Editing is a broad term for several stages of hard work.
Developmental editing
The big-picture, looking at the story as a whole. Some call it structural editing, or content editing. This includes:
- Plot: the sequence of events that take the reader from the beginning to the end.
- Structure: the rise and fall of plot-points and turning-points that make a satisfying story
- Characterization: how characters are presented, through their qualities. flaws, wants, needs and goals. Not forgetting their proactivity, relatability and competence.
- Pace: the speed at which the story unfolds, through fast and slow passages, through action and reflection.
- Viewpoint: understanding through whose eyes we perceive the story, whose emotions, whose voice we hear. And making sure we don’t break the limits of any given viewpoint during the story – even when there are multiple viewpoints in play.
- Narrative voice: the choice of first, second or third person determines a narrative’s voice.
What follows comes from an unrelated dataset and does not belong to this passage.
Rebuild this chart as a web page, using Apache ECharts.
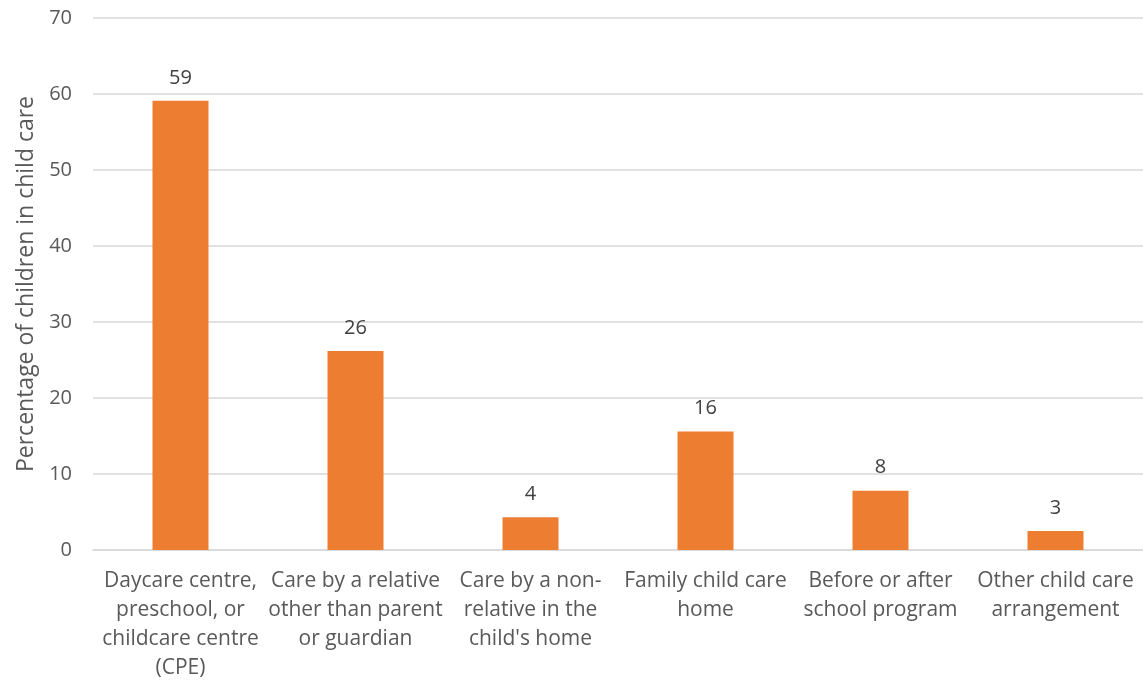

- Tense: is the story told in the present or the past tense? In the moment or looking back in retrospect?
Line editing
Line editing is the down-and-dirty work revising sentence by sentence and word by word. Also called substantive editing or stylistic editing, this examines style, sense and flow. This examines the:
- Authenticity of phrasing and word choices in relation to character voice, genre and tone
- Character-traits at each stage of the narrative arc
- Clarity and consistency of viewpoint and narrative style
- Cliché, metaphor, overused phrases
- Dialogue as it portrays voice, mood, and intention
- Pacing and flow, readability
- Consistent use of tenses
- The balance of ‘Show’ versus ‘Tell’
Copyediting
When you’re done with all that, copyediting deals with the technical fit and finish of the manuscript :
- Chapter sequencing
- Consistency of spelling, capitalization, punctuation within the specific setting or genre of the story
- Dialogue tagging and punctuation
- Letter, word, line, and paragraph spacing
- Sense-checking the timeline, continuity, environment, and character traits for inconsistency across the manuscript
- Spelling, grammar, syntax, punctuation, hyphenation, and capitalization
- Standard document formatting
Proofreading
Proofreading is the final stage of the prior to publication. This is the quality-control check to ensure nothing is missed and that no new errors or inconsistencies appeared during the various edits. Proof-reading is the fine-comb check of spelling, punctuation, grammar, and for layout problems such as indentation, line spacing, page numbers, fonts and heading styles.
This is the past chance to catch errors before release. And somehow, typos and other errors still slip through the publishing process, even at the highest level.
The Long Game
I’ve gone through multiple rounds of each of these stages. And still it goes on. Across seventy thousand-plus words, there’s a lot to do, especially if your long-form prose starts as badly as mine. I don’t stop until I’ve got the manuscript as sharp as it can be. And I keep finding things to fix with each round. Sometimes one error of style or grammar sends me back around to the beginning.
But the edit is what turns shoddy, garbage-drafts into polished, satisfying stories without errors, inconsistencies and annoying typos.
It’s all in the edit.
Editing is so hard but so vital. How many drafts or rounds of edits do you go through?
Every time I think it’s the last one, I put the draft aside, come back a few weeks later and find more edits. So I don’t have a definitive process or number of drafts. Book One is up to five drafts now. No line edit or proofing yet.